Requirements. Leave out the pictures and repeat the data exactly.

Data excerpt.
* START *

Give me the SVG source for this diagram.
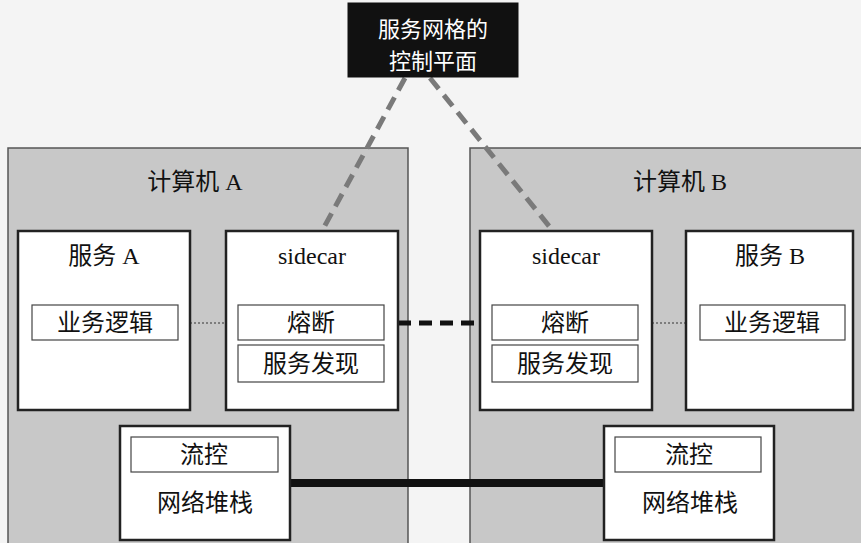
<svg xmlns="http://www.w3.org/2000/svg" width="861" height="543" viewBox="0 0 861 543">
<style>
.bg{fill:#f4f4f4}
.host{fill:#c8c8c8;stroke:#555;stroke-width:1.5}
.box{fill:#fff;stroke:#222;stroke-width:2.5}
.inner{fill:#fff;stroke:#444;stroke-width:1.2}
.t{font-family:"Liberation Serif","Noto Sans CJK SC",serif;font-size:24px;fill:#111;text-anchor:middle;dominant-baseline:central}
.ctl{fill:#111;stroke:#111}
.ct{font-family:"Noto Sans CJK SC",sans-serif;font-size:22px;fill:#fff;text-anchor:middle;dominant-baseline:central}
.cdash{stroke:#7a7a7a;stroke-width:5;stroke-dasharray:14 8;fill:none}
.dot{stroke:#333;stroke-width:1.2;stroke-dasharray:2 2;fill:none}
.bdash{stroke:#111;stroke-width:5;stroke-dasharray:13 8;fill:none}
.thick{stroke:#111;stroke-width:8;fill:none}
</style>
<rect class="bg" x="0" y="0" width="861" height="543"/>
<g id="hostA">
<rect class="host" x="8" y="148" width="400" height="400"/>
<text class="t" x="195" y="182">计算机 A</text>
</g>
<g id="hostB">
<rect class="host" x="470" y="148" width="400" height="400"/>
<text class="t" x="680" y="182">计算机 B</text>
</g>
<g id="connectors">
<line class="cdash" x1="405" y1="78" x2="322" y2="231"/>
<line class="cdash" x1="430" y1="78" x2="553" y2="231"/>
<line class="dot" x1="178" y1="323" x2="226" y2="323"/>
<line class="dot" x1="652" y1="323" x2="700" y2="323"/>
<line class="bdash" x1="398" y1="323" x2="480" y2="323"/>
<line class="thick" x1="290" y1="483" x2="603" y2="483"/>
</g>
<g id="control">
<rect class="ctl" x="348" y="3" width="170" height="74"/>
<text class="ct" x="433" y="27">服务网格的</text>
<text class="ct" x="433" y="59">控制平面</text>
</g>
<g id="serviceA">
<rect class="box" x="18" y="231" width="172" height="179"/>
<text class="t" x="104" y="256">服务 A</text>
<rect class="inner" x="32" y="305" width="146" height="35"/>
<text class="t" x="105" y="323">业务逻辑</text>
</g>
<g id="sidecarA">
<rect class="box" x="226" y="231" width="172" height="179"/>
<text class="t" x="312" y="256">sidecar</text>
<rect class="inner" x="238" y="305" width="146" height="35"/>
<text class="t" x="311" y="323">熔断</text>
<rect class="inner" x="238" y="345" width="146" height="37"/>
<text class="t" x="311" y="364">服务发现</text>
</g>
<g id="sidecarB">
<rect class="box" x="480" y="231" width="172" height="179"/>
<text class="t" x="566" y="256">sidecar</text>
<rect class="inner" x="492" y="305" width="146" height="35"/>
<text class="t" x="565" y="323">熔断</text>
<rect class="inner" x="492" y="345" width="146" height="37"/>
<text class="t" x="565" y="364">服务发现</text>
</g>
<g id="serviceB">
<rect class="box" x="686" y="231" width="167" height="179"/>
<text class="t" x="770" y="256">服务 B</text>
<rect class="inner" x="700" y="305" width="145" height="35"/>
<text class="t" x="772" y="323">业务逻辑</text>
</g>
<g id="netA">
<rect class="box" x="120" y="426" width="170" height="114"/>
<rect class="inner" x="131" y="437" width="147" height="35"/>
<text class="t" x="204" y="455">流控</text>
<text class="t" x="205" y="503">网络堆栈</text>
</g>
<g id="netB">
<rect class="box" x="604" y="426" width="170" height="114"/>
<rect class="inner" x="615" y="437" width="146" height="35"/>
<text class="t" x="689" y="455">流控</text>
<text class="t" x="690" y="503">网络堆栈</text>
</g>
</svg>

* END *

The completed task.
Give me the SVG source for this diagram.
<svg xmlns="http://www.w3.org/2000/svg" width="861" height="543" viewBox="0 0 861 543">
<style>
.bg{fill:#f4f4f4}
.host{fill:#c8c8c8;stroke:#555;stroke-width:1.5}
.box{fill:#fff;stroke:#222;stroke-width:2.5}
.inner{fill:#fff;stroke:#444;stroke-width:1.2}
.t{font-family:"Liberation Serif","Noto Sans CJK SC",serif;font-size:24px;fill:#111;text-anchor:middle;dominant-baseline:central}
.ctl{fill:#111;stroke:#111}
.ct{font-family:"Noto Sans CJK SC",sans-serif;font-size:22px;fill:#fff;text-anchor:middle;dominant-baseline:central}
.cdash{stroke:#7a7a7a;stroke-width:5;stroke-dasharray:14 8;fill:none}
.dot{stroke:#333;stroke-width:1.2;stroke-dasharray:2 2;fill:none}
.bdash{stroke:#111;stroke-width:5;stroke-dasharray:13 8;fill:none}
.thick{stroke:#111;stroke-width:8;fill:none}
</style>
<rect class="bg" x="0" y="0" width="861" height="543"/>
<g id="hostA">
<rect class="host" x="8" y="148" width="400" height="400"/>
<text class="t" x="195" y="182">计算机 A</text>
</g>
<g id="hostB">
<rect class="host" x="470" y="148" width="400" height="400"/>
<text class="t" x="680" y="182">计算机 B</text>
</g>
<g id="connectors">
<line class="cdash" x1="405" y1="78" x2="322" y2="231"/>
<line class="cdash" x1="430" y1="78" x2="553" y2="231"/>
<line class="dot" x1="178" y1="323" x2="226" y2="323"/>
<line class="dot" x1="652" y1="323" x2="700" y2="323"/>
<line class="bdash" x1="398" y1="323" x2="480" y2="323"/>
<line class="thick" x1="290" y1="483" x2="603" y2="483"/>
</g>
<g id="control">
<rect class="ctl" x="348" y="3" width="170" height="74"/>
<text class="ct" x="433" y="27">服务网格的</text>
<text class="ct" x="433" y="59">控制平面</text>
</g>
<g id="serviceA">
<rect class="box" x="18" y="231" width="172" height="179"/>
<text class="t" x="104" y="256">服务 A</text>
<rect class="inner" x="32" y="305" width="146" height="35"/>
<text class="t" x="105" y="323">业务逻辑</text>
</g>
<g id="sidecarA">
<rect class="box" x="226" y="231" width="172" height="179"/>
<text class="t" x="312" y="256">sidecar</text>
<rect class="inner" x="238" y="305" width="146" height="35"/>
<text class="t" x="311" y="323">熔断</text>
<rect class="inner" x="238" y="345" width="146" height="37"/>
<text class="t" x="311" y="364">服务发现</text>
</g>
<g id="sidecarB">
<rect class="box" x="480" y="231" width="172" height="179"/>
<text class="t" x="566" y="256">sidecar</text>
<rect class="inner" x="492" y="305" width="146" height="35"/>
<text class="t" x="565" y="323">熔断</text>
<rect class="inner" x="492" y="345" width="146" height="37"/>
<text class="t" x="565" y="364">服务发现</text>
</g>
<g id="serviceB">
<rect class="box" x="686" y="231" width="167" height="179"/>
<text class="t" x="770" y="256">服务 B</text>
<rect class="inner" x="700" y="305" width="145" height="35"/>
<text class="t" x="772" y="323">业务逻辑</text>
</g>
<g id="netA">
<rect class="box" x="120" y="426" width="170" height="114"/>
<rect class="inner" x="131" y="437" width="147" height="35"/>
<text class="t" x="204" y="455">流控</text>
<text class="t" x="205" y="503">网络堆栈</text>
</g>
<g id="netB">
<rect class="box" x="604" y="426" width="170" height="114"/>
<rect class="inner" x="615" y="437" width="146" height="35"/>
<text class="t" x="689" y="455">流控</text>
<text class="t" x="690" y="503">网络堆栈</text>
</g>
</svg>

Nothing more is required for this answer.